Material provided:
..............................
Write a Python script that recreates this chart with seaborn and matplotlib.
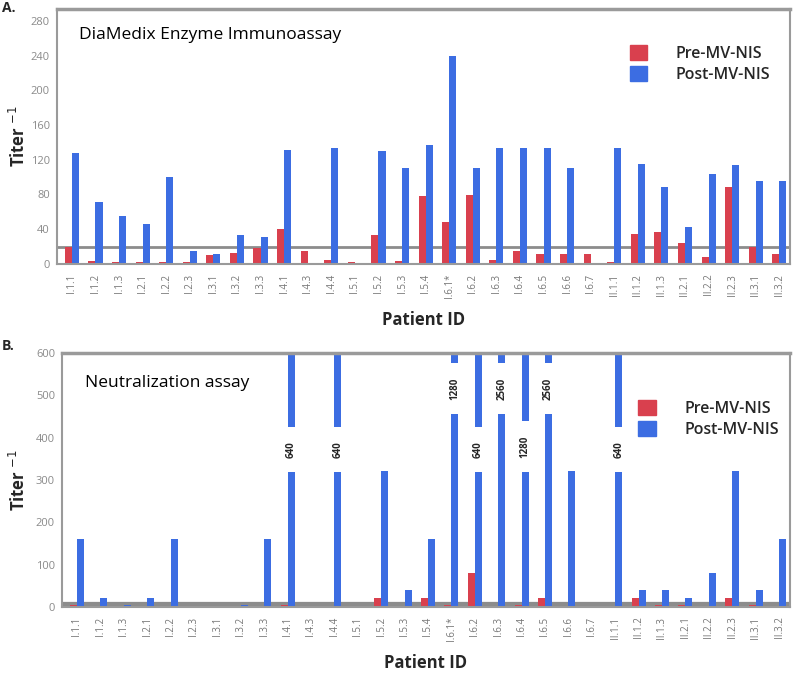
import numpy as np
import pandas as pd
import seaborn as sns
import matplotlib.pyplot as plt
from matplotlib.patches import Rectangle, Patch
from matplotlib.ticker import MultipleLocator

# patient IDs shared by both panels
patients = ['I.1.1', 'I.1.2', 'I.1.3', 'I.2.1', 'I.2.2', 'I.2.3', 'I.3.1', 'I.3.2',
            'I.3.3', 'I.4.1', 'I.4.3', 'I.4.4', 'I.5.1', 'I.5.2', 'I.5.3', 'I.5.4',
            'I.6.1*', 'I.6.2', 'I.6.3', 'I.6.4', 'I.6.5', 'I.6.6', 'I.6.7',
            'II.1.1', 'II.1.2', 'II.1.3', 'II.2.1', 'II.2.2', 'II.2.3', 'II.3.1', 'II.3.2']

# A. DiaMedix enzyme immunoassay titers
eia_pre = [20, 3, 2, 2, 2, 2, 10, 13, 18, 40, 15, 5, 2, 33, 3, 78,
           48, 79, 5, 15, 11, 11, 12, 2, 35, 37, 24, 8, 89, 20, 11]
eia_post = [128, 71, 55, 46, 100, 15, 12, 33, 31, 131, 0, 134, 0, 130, 111, 137,
            240, 111, 134, 134, 134, 111, 0, 134, 115, 89, 43, 104, 114, 95, 95]

# B. Neutralization assay titers
neut_pre = [5, 0, 0, 0, 0, 0, 0, 0, 0, 5, 0, 0, 0, 20, 0, 20,
            5, 80, 0, 5, 20, 0, 0, 0, 20, 5, 5, 0, 20, 5, 0]
neut_post = [160, 20, 5, 20, 160, 0, 0, 5, 160, 640, 0, 640, 0, 320, 40, 160,
             1280, 640, 2560, 1280, 2560, 320, 0, 640, 40, 40, 20, 80, 320, 40, 160]

# where the off-scale bars are broken (y range of the white gap)
breaks = {'I.4.1': (318, 424), 'I.4.4': (318, 424), 'I.6.1*': (455, 577),
          'I.6.2': (318, 424), 'I.6.3': (455, 577), 'I.6.4': (318, 440),
          'I.6.5': (455, 577), 'II.1.1': (318, 424)}

groups = ['Pre-MV-NIS', 'Post-MV-NIS']
RED = '#D9404E'
BLUE = '#3C6DE2'
GRAY = '#8C8C8C'


def to_long(pre, post):
    df = pd.DataFrame({'patient': patients, groups[0]: pre, groups[1]: post})
    return df.melt(id_vars='patient', var_name='group', value_name='titer')


def style_axis(ax, ymax, major, minor, label_x):
    ax.set_ylim(0, ymax)
    ax.set_xlim(-0.64, len(patients) - 0.53)
    ax.yaxis.set_major_locator(MultipleLocator(major))
    ax.yaxis.set_minor_locator(MultipleLocator(minor))
    ax.tick_params(axis='y', which='major', length=4, width=1, color=GRAY,
                   labelsize=8, labelcolor='#8a8a8a', pad=1)
    ax.tick_params(axis='y', which='minor', length=2.5, width=1, color=GRAY)
    ax.tick_params(axis='x', length=0, labelsize=7, labelcolor='#777777',
                   labelrotation=90, pad=7)
    for s in ax.spines.values():
        s.set_color('#9a9a9a')
        s.set_linewidth(1.5)
    ax.spines['top'].set_linewidth(2.5)
    ax.set_ylabel('Titer $^{-1}$', fontsize=12, fontweight='bold')
    ax.yaxis.set_label_coords(label_x, 0.5)
    ax.set_xlabel('Patient ID', fontsize=12, fontweight='bold', labelpad=9)
    handles = [Patch(color=RED), Patch(color=BLUE)]
    return handles


sns.set_style('white')
plt.rcParams['font.family'] = ['Open Sans', 'DejaVu Sans']

fig = plt.figure(figsize=(8, 6.75), dpi=100)
ax_a = fig.add_axes([0.071, 0.609, 0.917, 0.378])
ax_b = fig.add_axes([0.0775, 0.101, 0.91, 0.376])

palette = {groups[0]: RED, groups[1]: BLUE}

# panel A
df_a = to_long(eia_pre, eia_post)
ax_a.axhline(20, color=GRAY, lw=2, zorder=1)
sns.barplot(data=df_a, x='patient', y='titer', hue='group', palette=palette,
            width=0.6, saturation=1, errorbar=None, legend=False, linewidth=0,
            ax=ax_a, zorder=2)
h = style_axis(ax_a, 294, 40, 20, -0.038)
ax_a.text(0.030, 0.898, 'DiaMedix Enzyme Immunoassay', transform=ax_a.transAxes,
          fontsize=12.5, va='center', color='black')
ax_a.legend(h, groups, loc='upper left', bbox_to_anchor=(0.772, 0.885), frameon=False,
            handlelength=1.1, handleheight=1.1, handletextpad=1.8, labelspacing=0.25,
            borderaxespad=0, prop={'size': 11.5, 'weight': 'semibold'})

# panel B
df_b = to_long(neut_pre, neut_post)
ax_b.axhline(4, color=GRAY, lw=4.5, zorder=1)
sns.barplot(data=df_b, x='patient', y='titer', hue='group', palette=palette,
            width=0.6, saturation=1, errorbar=None, legend=False, linewidth=0,
            ax=ax_b, zorder=2)
h = style_axis(ax_b, 600, 100, 20, -0.046)
ax_b.text(0.032, 0.882, 'Neutralization assay', transform=ax_b.transAxes,
          fontsize=12.5, va='center', color='black')
ax_b.legend(h, groups, loc='upper left', bbox_to_anchor=(0.783, 0.84), frameon=False,
            handlelength=1.1, handleheight=1.1, handletextpad=1.8, labelspacing=0.25,
            borderaxespad=0, prop={'size': 11.5, 'weight': 'semibold'})

# break the off-scale post bars and write their real titer in the gap
post_bars = ax_b.containers[1]
for bar, pid, val in zip(post_bars, patients, neut_post):
    if pid in breaks:
        lo, hi = breaks[pid]
        x, w = bar.get_x(), bar.get_width()
        ax_b.add_patch(Rectangle((x - 0.02, lo), w + 0.04, hi - lo,
                                 facecolor='white', edgecolor='none', zorder=3))
        ax_b.text(x + w / 2, (lo + hi) / 2, str(val), rotation=90, ha='center',
                  va='center', fontsize=7, fontweight='bold', zorder=4)

fig.text(0.002, 0.988, 'A.', fontsize=10, fontweight='bold', va='center')
fig.text(0.002, 0.488, 'B.', fontsize=10, fontweight='bold', va='center')

fig.savefig('out.png', dpi=100)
..............................
Stated goal: Set down the complete material exactly, but do not include the images.

Task result:
Write a Python script that recreates this chart with seaborn and matplotlib.
import numpy as np
import pandas as pd
import seaborn as sns
import matplotlib.pyplot as plt
from matplotlib.patches import Rectangle, Patch
from matplotlib.ticker import MultipleLocator

# patient IDs shared by both panels
patients = ['I.1.1', 'I.1.2', 'I.1.3', 'I.2.1', 'I.2.2', 'I.2.3', 'I.3.1', 'I.3.2',
            'I.3.3', 'I.4.1', 'I.4.3', 'I.4.4', 'I.5.1', 'I.5.2', 'I.5.3', 'I.5.4',
            'I.6.1*', 'I.6.2', 'I.6.3', 'I.6.4', 'I.6.5', 'I.6.6', 'I.6.7',
            'II.1.1', 'II.1.2', 'II.1.3', 'II.2.1', 'II.2.2', 'II.2.3', 'II.3.1', 'II.3.2']

# A. DiaMedix enzyme immunoassay titers
eia_pre = [20, 3, 2, 2, 2, 2, 10, 13, 18, 40, 15, 5, 2, 33, 3, 78,
           48, 79, 5, 15, 11, 11, 12, 2, 35, 37, 24, 8, 89, 20, 11]
eia_post = [128, 71, 55, 46, 100, 15, 12, 33, 31, 131, 0, 134, 0, 130, 111, 137,
            240, 111, 134, 134, 134, 111, 0, 134, 115, 89, 43, 104, 114, 95, 95]

# B. Neutralization assay titers
neut_pre = [5, 0, 0, 0, 0, 0, 0, 0, 0, 5, 0, 0, 0, 20, 0, 20,
            5, 80, 0, 5, 20, 0, 0, 0, 20, 5, 5, 0, 20, 5, 0]
neut_post = [160, 20, 5, 20, 160, 0, 0, 5, 160, 640, 0, 640, 0, 320, 40, 160,
             1280, 640, 2560, 1280, 2560, 320, 0, 640, 40, 40, 20, 80, 320, 40, 160]

# where the off-scale bars are broken (y range of the white gap)
breaks = {'I.4.1': (318, 424), 'I.4.4': (318, 424), 'I.6.1*': (455, 577),
          'I.6.2': (318, 424), 'I.6.3': (455, 577), 'I.6.4': (318, 440),
          'I.6.5': (455, 577), 'II.1.1': (318, 424)}

groups = ['Pre-MV-NIS', 'Post-MV-NIS']
RED = '#D9404E'
BLUE = '#3C6DE2'
GRAY = '#8C8C8C'


def to_long(pre, post):
    df = pd.DataFrame({'patient': patients, groups[0]: pre, groups[1]: post})
    return df.melt(id_vars='patient', var_name='group', value_name='titer')


def style_axis(ax, ymax, major, minor, label_x):
    ax.set_ylim(0, ymax)
    ax.set_xlim(-0.64, len(patients) - 0.53)
    ax.yaxis.set_major_locator(MultipleLocator(major))
    ax.yaxis.set_minor_locator(MultipleLocator(minor))
    ax.tick_params(axis='y', which='major', length=4, width=1, color=GRAY,
                   labelsize=8, labelcolor='#8a8a8a', pad=1)
    ax.tick_params(axis='y', which='minor', length=2.5, width=1, color=GRAY)
    ax.tick_params(axis='x', length=0, labelsize=7, labelcolor='#777777',
                   labelrotation=90, pad=7)
    for s in ax.spines.values():
        s.set_color('#9a9a9a')
        s.set_linewidth(1.5)
    ax.spines['top'].set_linewidth(2.5)
    ax.set_ylabel('Titer $^{-1}$', fontsize=12, fontweight='bold')
    ax.yaxis.set_label_coords(label_x, 0.5)
    ax.set_xlabel('Patient ID', fontsize=12, fontweight='bold', labelpad=9)
    handles = [Patch(color=RED), Patch(color=BLUE)]
    return handles


sns.set_style('white')
plt.rcParams['font.family'] = ['Open Sans', 'DejaVu Sans']

fig = plt.figure(figsize=(8, 6.75), dpi=100)
ax_a = fig.add_axes([0.071, 0.609, 0.917, 0.378])
ax_b = fig.add_axes([0.0775, 0.101, 0.91, 0.376])

palette = {groups[0]: RED, groups[1]: BLUE}

# panel A
df_a = to_long(eia_pre, eia_post)
ax_a.axhline(20, color=GRAY, lw=2, zorder=1)
sns.barplot(data=df_a, x='patient', y='titer', hue='group', palette=palette,
            width=0.6, saturation=1, errorbar=None, legend=False, linewidth=0,
            ax=ax_a, zorder=2)
h = style_axis(ax_a, 294, 40, 20, -0.038)
ax_a.text(0.030, 0.898, 'DiaMedix Enzyme Immunoassay', transform=ax_a.transAxes,
          fontsize=12.5, va='center', color='black')
ax_a.legend(h, groups, loc='upper left', bbox_to_anchor=(0.772, 0.885), frameon=False,
            handlelength=1.1, handleheight=1.1, handletextpad=1.8, labelspacing=0.25,
            borderaxespad=0, prop={'size': 11.5, 'weight': 'semibold'})

# panel B
df_b = to_long(neut_pre, neut_post)
ax_b.axhline(4, color=GRAY, lw=4.5, zorder=1)
sns.barplot(data=df_b, x='patient', y='titer', hue='group', palette=palette,
            width=0.6, saturation=1, errorbar=None, legend=False, linewidth=0,
            ax=ax_b, zorder=2)
h = style_axis(ax_b, 600, 100, 20, -0.046)
ax_b.text(0.032, 0.882, 'Neutralization assay', transform=ax_b.transAxes,
          fontsize=12.5, va='center', color='black')
ax_b.legend(h, groups, loc='upper left', bbox_to_anchor=(0.783, 0.84), frameon=False,
            handlelength=1.1, handleheight=1.1, handletextpad=1.8, labelspacing=0.25,
            borderaxespad=0, prop={'size': 11.5, 'weight': 'semibold'})

# break the off-scale post bars and write their real titer in the gap
post_bars = ax_b.containers[1]
for bar, pid, val in zip(post_bars, patients, neut_post):
    if pid in breaks:
        lo, hi = breaks[pid]
        x, w = bar.get_x(), bar.get_width()
        ax_b.add_patch(Rectangle((x - 0.02, lo), w + 0.04, hi - lo,
                                 facecolor='white', edgecolor='none', zorder=3))
        ax_b.text(x + w / 2, (lo + hi) / 2, str(val), rotation=90, ha='center',
                  va='center', fontsize=7, fontweight='bold', zorder=4)

fig.text(0.002, 0.988, 'A.', fontsize=10, fontweight='bold', va='center')
fig.text(0.002, 0.488, 'B.', fontsize=10, fontweight='bold', va='center')

fig.savefig('out.png', dpi=100)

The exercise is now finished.